Here’s my point. The efficiency of an automatic retrieval function is critical to higher level cognition and semantic learning; imagine how far we’d get in life if we had to constantly think about, or in a sense “re-learn” the meaning of everything around us.
However, thanks to technological advancements in machine vision and perception, speech recognition and language translation, computers are now able to mimic this kind of complex thinking. Nowhere was this more evident than in Google’s famous 2012 “cat” experiment, where Google scientists created one of the largest neural networks for machine learning by connecting 16,000 computer processers to see if it could recognize the concept of cat without any prompting; they never told the network, “this is a cat.” Regardless, the machine was able to essentially invent the concept of cat merely by viewing millions of pictures of cats until its understanding of “cat” became automatic.
Why is this significant? These types of semantic retrieval capabilities bring content-based image retrieval to a whole new level, paving the way for a more efficient and consumer-relevant form of search that is now being rolled out in Pinterest’s Visual Graph and Mobli’s visual search engine. As the world continues to go mobile and haptic, the greater convenience and efficiency of semantically intelligent visual search will become increasingly obvious, all while the utility of text-based search becomes less so. Such technology may also hasten the mass adoption of mobile augmented reality apps (think Amazon’s new iOS app as an example).

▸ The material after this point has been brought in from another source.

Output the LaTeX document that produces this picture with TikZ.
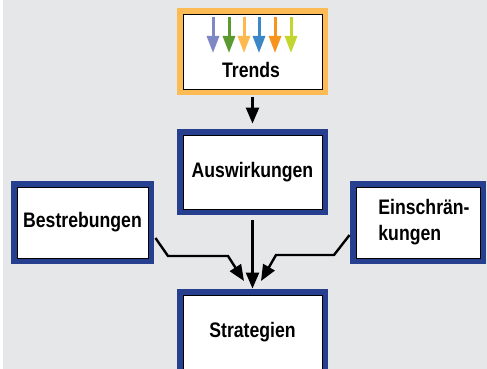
\documentclass[tikz,border=0pt]{standalone}
\usepackage{fontspec}
\newfontfamily\lblfont{Liberation Sans}[FakeStretch=0.84]
\usetikzlibrary{arrows.meta}
\definecolor{bggray}{HTML}{E6E7E8}
\definecolor{frameblue}{HTML}{263F8E}
\definecolor{frameorange}{HTML}{FDBB55}
\definecolor{aLav}{HTML}{7F87C4}
\definecolor{aGreen}{HTML}{5A9A2E}
\definecolor{aLOrange}{HTML}{FDB94E}
\definecolor{aBlue}{HTML}{3C87C8}
\definecolor{aOrange}{HTML}{F7941D}
\definecolor{aYGreen}{HTML}{C2D62E}
\tikzset{
  lbl/.style={font=\lblfont\bfseries\fontsize{21}{26}\selectfont, align=center, inner sep=0pt},
  framebox/.style={draw=black, line width=0.9pt, fill=white, inner sep=0pt,
    preaction={draw=#1, line width=12.5pt}},
  conn/.style={draw=black, line width=2.4pt, line join=miter,
    -{Triangle[width=13pt,length=16pt]}},
  trendarrow/.style={line width=3pt, -{Triangle[width=12pt,length=17pt]}},
}
\begin{document}
\begin{tikzpicture}[x=1pt,y=-1pt]
\useasboundingbox (0,0) rectangle (487,369);
\clip (0,0) rectangle (487,369);
\fill[white] (0,0) rectangle (487,369);
\fill[bggray] (3,0) rectangle (487,369);

% boxes
\node[framebox=frameorange, minimum width=139pt, minimum height=75pt] (trends) at (252.5,51.5) {};
\node[lbl] (trendslabel) at (251,70) {Trends};
\node[framebox=frameblue, lbl, minimum width=139pt, minimum height=74pt] (ausw) at (252.5,172) {Auswirkungen};
\node[framebox=frameblue, lbl, minimum width=131pt, minimum height=71pt] (bestr) at (82.5,222.5) {Bestrebungen};
\node[framebox=frameblue, minimum width=124pt, minimum height=71pt] (einschr) at (418,222.5) {};
\node[lbl, align=left] (einschrlabel) at (424,222) {Einschrän-\\kungen};
\node[framebox=frameblue, minimum width=139pt, minimum height=80pt] (strat) at (252.5,335) {};
\node[lbl] (stratlabel) at (252.5,332) {Strategien};

% trend arrows
\foreach \x/\c [count=\i] in {213/aLav,229/aGreen,244/aLOrange,259/aBlue,275/aOrange,291/aYGreen}{
  \coordinate (ta\i) at (\x,17);
  \coordinate (tb\i) at (\x,53);
  \draw[trendarrow, draw=\c, fill=\c] (ta\i) -- (tb\i);
}

% connectors
\draw[conn, shorten <=8pt, shorten >=11pt] (trends.south) -- (ausw.north);
\draw[conn, shorten <=11pt, shorten >=6pt] (ausw.south) -- (strat.north);
\coordinate (tipL) at (244,281);
\coordinate (tipR) at (261,281);
\draw[conn] ([shift={(7,15.5)}]bestr.east) -- (168,256) -- (228,256) -- (tipL);
\draw[conn] ([shift={(-6,12.5)}]einschr.west) -- (334,255) -- (276,255) -- (tipR);
\end{tikzpicture}
\end{document}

Reflecting on the commercial implications of Pinterest’s Visual Graph, Tech Crunch’s Josh Constine wrote: By making Pinterest easier to navigate through visual search, people could use it more like a shopping site than an inspiration discovery time sink. And where there’s search, there’s room for relevant ads that hit people who already have purchase intent — which could be very lucrative for Pinterest.
For mobile users and the businesses trying to reach them, this statement also serves as a compelling argument in favor of visual search.